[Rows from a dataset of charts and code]
[start]
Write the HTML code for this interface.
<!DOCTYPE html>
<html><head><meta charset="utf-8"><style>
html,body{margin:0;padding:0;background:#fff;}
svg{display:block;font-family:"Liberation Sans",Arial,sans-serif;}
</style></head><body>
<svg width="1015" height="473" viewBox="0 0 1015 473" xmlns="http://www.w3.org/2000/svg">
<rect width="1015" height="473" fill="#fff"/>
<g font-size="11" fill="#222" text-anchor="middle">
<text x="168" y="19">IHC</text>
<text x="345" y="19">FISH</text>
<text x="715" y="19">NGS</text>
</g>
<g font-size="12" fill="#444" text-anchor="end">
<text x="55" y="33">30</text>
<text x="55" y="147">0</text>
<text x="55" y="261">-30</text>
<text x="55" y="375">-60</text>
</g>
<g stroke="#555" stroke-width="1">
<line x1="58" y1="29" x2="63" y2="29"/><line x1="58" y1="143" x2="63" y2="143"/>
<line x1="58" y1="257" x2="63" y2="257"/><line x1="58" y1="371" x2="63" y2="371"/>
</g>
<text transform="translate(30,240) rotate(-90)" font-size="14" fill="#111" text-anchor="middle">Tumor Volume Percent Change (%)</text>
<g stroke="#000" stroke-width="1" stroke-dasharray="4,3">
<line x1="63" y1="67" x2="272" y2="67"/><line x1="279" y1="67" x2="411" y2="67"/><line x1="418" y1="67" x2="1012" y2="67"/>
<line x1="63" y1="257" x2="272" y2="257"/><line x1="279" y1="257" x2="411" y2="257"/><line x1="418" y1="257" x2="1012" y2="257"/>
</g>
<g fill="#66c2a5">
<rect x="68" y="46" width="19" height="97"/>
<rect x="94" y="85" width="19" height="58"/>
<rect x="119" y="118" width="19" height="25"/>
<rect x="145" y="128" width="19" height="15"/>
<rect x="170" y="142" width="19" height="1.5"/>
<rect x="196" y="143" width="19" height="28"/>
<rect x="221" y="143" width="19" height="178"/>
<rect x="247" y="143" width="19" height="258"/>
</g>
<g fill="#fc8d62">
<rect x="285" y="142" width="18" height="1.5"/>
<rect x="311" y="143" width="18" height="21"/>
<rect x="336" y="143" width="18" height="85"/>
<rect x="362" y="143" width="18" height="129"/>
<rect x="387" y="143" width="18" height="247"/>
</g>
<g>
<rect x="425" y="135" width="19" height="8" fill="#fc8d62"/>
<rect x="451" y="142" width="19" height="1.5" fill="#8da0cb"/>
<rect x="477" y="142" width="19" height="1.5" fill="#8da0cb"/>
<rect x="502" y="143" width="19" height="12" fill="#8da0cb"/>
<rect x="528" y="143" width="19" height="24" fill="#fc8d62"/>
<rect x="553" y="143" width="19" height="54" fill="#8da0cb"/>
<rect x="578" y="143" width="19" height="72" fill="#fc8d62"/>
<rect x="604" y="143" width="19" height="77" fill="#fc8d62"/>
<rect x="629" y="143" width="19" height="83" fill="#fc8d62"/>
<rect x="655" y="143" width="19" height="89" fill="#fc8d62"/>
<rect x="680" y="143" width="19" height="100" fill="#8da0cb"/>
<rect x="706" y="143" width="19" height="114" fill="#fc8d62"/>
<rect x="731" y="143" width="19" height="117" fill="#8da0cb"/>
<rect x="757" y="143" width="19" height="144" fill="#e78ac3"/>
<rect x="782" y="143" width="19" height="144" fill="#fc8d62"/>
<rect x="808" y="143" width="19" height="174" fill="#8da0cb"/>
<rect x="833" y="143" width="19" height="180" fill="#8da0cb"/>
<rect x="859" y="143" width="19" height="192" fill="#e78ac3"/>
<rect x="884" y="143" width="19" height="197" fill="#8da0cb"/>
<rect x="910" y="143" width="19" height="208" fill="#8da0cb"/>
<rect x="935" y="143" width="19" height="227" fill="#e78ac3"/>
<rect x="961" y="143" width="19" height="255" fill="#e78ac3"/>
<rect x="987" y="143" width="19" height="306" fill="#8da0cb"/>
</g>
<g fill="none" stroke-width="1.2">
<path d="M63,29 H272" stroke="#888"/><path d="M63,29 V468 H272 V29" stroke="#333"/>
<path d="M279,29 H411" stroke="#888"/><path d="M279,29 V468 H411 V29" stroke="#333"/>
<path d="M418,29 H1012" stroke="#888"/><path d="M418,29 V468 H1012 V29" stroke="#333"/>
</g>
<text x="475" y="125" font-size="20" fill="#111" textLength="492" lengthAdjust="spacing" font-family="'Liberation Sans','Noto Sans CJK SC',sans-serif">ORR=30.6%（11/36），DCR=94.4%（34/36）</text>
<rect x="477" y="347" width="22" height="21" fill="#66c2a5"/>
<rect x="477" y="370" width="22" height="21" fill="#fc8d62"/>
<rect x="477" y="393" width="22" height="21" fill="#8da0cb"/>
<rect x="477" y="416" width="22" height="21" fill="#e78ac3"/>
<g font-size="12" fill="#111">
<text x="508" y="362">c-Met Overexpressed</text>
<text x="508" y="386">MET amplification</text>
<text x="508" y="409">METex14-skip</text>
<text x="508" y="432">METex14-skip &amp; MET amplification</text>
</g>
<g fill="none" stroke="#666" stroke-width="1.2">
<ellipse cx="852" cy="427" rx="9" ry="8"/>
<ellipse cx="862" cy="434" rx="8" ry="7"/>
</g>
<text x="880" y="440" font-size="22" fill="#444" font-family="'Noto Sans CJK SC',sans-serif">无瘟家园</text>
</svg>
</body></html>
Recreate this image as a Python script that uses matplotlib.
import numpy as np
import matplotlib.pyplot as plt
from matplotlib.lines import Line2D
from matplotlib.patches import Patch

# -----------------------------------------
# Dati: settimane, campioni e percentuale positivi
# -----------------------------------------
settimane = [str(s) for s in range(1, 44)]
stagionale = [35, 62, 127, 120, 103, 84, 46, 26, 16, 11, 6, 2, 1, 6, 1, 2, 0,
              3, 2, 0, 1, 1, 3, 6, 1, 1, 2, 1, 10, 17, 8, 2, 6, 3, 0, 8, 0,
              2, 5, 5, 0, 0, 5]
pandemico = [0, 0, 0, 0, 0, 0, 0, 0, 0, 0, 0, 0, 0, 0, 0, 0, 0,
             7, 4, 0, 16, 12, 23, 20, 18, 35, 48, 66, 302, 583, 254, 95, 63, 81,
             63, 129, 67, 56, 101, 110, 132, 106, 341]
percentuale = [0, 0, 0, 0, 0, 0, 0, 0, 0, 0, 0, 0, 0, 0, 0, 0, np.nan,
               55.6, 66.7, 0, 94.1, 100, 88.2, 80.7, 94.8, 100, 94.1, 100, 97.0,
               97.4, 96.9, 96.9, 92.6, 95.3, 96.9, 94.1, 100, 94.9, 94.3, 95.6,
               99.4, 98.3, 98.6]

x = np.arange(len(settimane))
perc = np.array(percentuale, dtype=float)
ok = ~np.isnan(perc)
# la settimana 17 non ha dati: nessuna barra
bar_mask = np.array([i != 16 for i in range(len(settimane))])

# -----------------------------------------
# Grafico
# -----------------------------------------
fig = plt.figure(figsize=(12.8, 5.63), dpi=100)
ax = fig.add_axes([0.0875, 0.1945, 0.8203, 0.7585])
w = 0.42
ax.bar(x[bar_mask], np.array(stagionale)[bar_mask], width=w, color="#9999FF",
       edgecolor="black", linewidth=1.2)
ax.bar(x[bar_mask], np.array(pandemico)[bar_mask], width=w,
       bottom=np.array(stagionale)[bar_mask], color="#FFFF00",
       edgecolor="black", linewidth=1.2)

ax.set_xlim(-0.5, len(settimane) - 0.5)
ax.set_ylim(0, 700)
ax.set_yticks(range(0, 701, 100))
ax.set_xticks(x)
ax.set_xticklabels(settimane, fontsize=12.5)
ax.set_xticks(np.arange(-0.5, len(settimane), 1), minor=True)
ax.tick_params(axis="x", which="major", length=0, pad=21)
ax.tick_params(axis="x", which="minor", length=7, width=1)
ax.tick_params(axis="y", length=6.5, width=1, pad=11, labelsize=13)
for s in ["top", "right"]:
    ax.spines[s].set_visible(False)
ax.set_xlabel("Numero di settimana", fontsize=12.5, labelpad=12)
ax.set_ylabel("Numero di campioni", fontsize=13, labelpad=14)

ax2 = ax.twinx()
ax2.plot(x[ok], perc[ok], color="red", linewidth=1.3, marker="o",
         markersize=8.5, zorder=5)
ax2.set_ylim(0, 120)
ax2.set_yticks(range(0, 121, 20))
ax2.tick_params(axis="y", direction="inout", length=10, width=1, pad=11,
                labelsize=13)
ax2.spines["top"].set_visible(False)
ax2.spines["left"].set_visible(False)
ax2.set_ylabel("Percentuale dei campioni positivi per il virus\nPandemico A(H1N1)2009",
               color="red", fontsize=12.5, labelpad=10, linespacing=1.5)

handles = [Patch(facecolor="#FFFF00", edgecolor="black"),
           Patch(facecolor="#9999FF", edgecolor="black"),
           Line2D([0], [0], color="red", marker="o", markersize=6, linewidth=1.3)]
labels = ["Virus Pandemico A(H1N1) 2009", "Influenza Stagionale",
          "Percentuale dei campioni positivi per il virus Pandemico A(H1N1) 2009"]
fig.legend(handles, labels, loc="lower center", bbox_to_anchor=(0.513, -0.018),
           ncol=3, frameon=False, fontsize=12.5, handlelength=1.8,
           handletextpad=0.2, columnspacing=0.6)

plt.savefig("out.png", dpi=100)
[end]
▶ [Given exercise]
Everything from the line with "Recreate this image" through the line with "from matplotlib.patches import Patch", both ends included, should be repeated exactly; nothing else should appear.

▶ [Solution for this problem]
Recreate this image as a Python script that uses matplotlib.
import numpy as np
import matplotlib.pyplot as plt
from matplotlib.lines import Line2D
from matplotlib.patches import Patch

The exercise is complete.